Meet Cuba's best-known Generation Y blogger

Yoani Sanchez won the Spanish equivalent of the Pulitzer Prize, but her government wouldn't allow her to leave the country to receive it.

July 26, 2008

Blogger Yoani Sanchez had just found out that she had won an 2008 Ortega y Gasset award – essentially the Pulitzer prize of Spanish journalism – and she was nervous. Would Cuban officials give her the exit visa to fly to Madrid and accept the prize for digital journalism?

At a cafe in Havana, as she talked about the origins of her blog and the risks she takes chronicling daily life in Cuba, she seemed distracted. No wonder; at that moment her husband was standing in a line at a government office seeking instructions on the proper visa protocol.

Ms. Sanchez's no-nonsense – and often contentious – slices of life that she posts on her blog Generaci?n Y (www.desdecuba.com/generationy/) have suddenly catapulted her into the world spotlight.

On a recent post, she talks about the wave of Cubans rushing to prove their Spanish heritage in order to gain citizenship in Spain amid "a lack of expectations and material hardship" in Cuba. With irony and wit, she mocks the tangle of Cuban bureaucracy, the senseless privation of its citizens, and the way the state media views all of it through rose-colored glasses. Her entries are translated into English, French, Italian, German, and Polish.

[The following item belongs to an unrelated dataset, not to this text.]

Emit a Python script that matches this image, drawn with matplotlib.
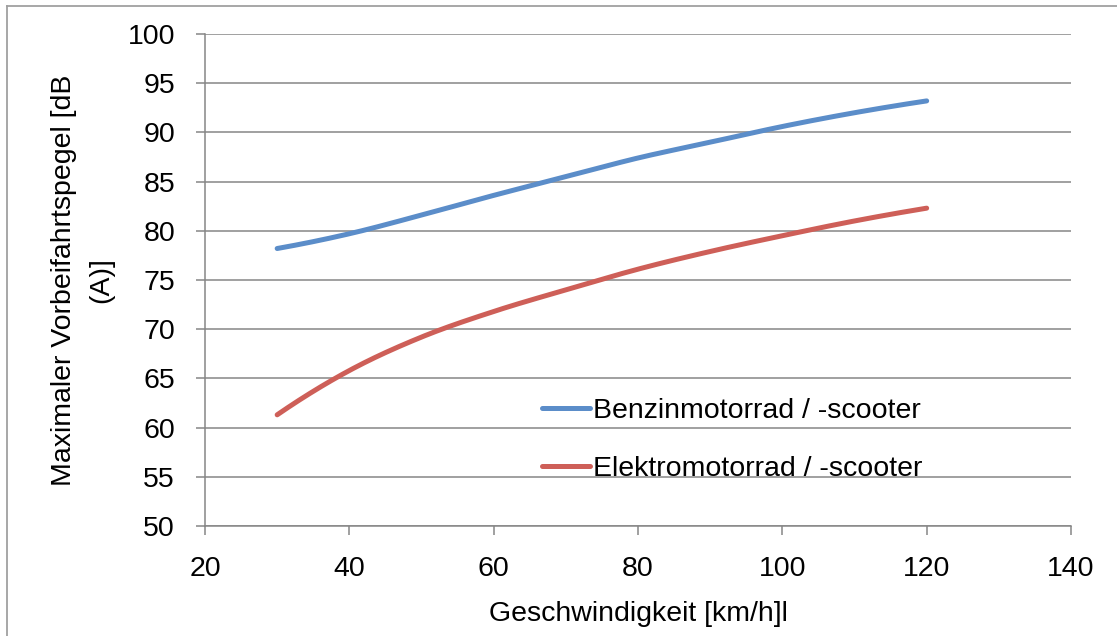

In other words, she is not exactly the ambassador that Cuba – with a tight grips on dissenters – wants to present to the world. And yet, she reasoned, permission denied might garner so much media attention as to backfire in a Cuba trying to present its more tolerant face. After all, the Raúl Castro administration had just dropped bans on owning cellphones and computers. How could they deny a week-long trip to a well-known blogger who recently was named one of the most influential people in the world by Time magazine?

On the day before she was to leave for Madrid – May 3, World Press Freedom Day – she kept her readers abreast of the process: Her permit to leave was "stopped" for reasons unknown to her. That entry alone got nearly 3,000 responses.

The government may physically be able to stop her, she says, but the technology that has made her – inadvertently from her perspective – the spokesperson of her generation is well beyond their grasp. She writes from her home, pulls out her memory flash, and slips into Internet cafes.

Back in March, she said, when suddenly she could no longer access her blog from public cafes in Havana, she began e-mailing her entries to friends who e-mail her back the thousands of commentaries she receives. She's a "blind blogger," she writes in a recent post, but a determined one. "Against all the limitation, there is the popular voice, and there is technology," she says.

Her year-old blog is part of a new crop of commentary leaking from the island. "This has become a civil space for citizens seeking change," she says. "They can try to restrict the technology, but we Cubans are very adept."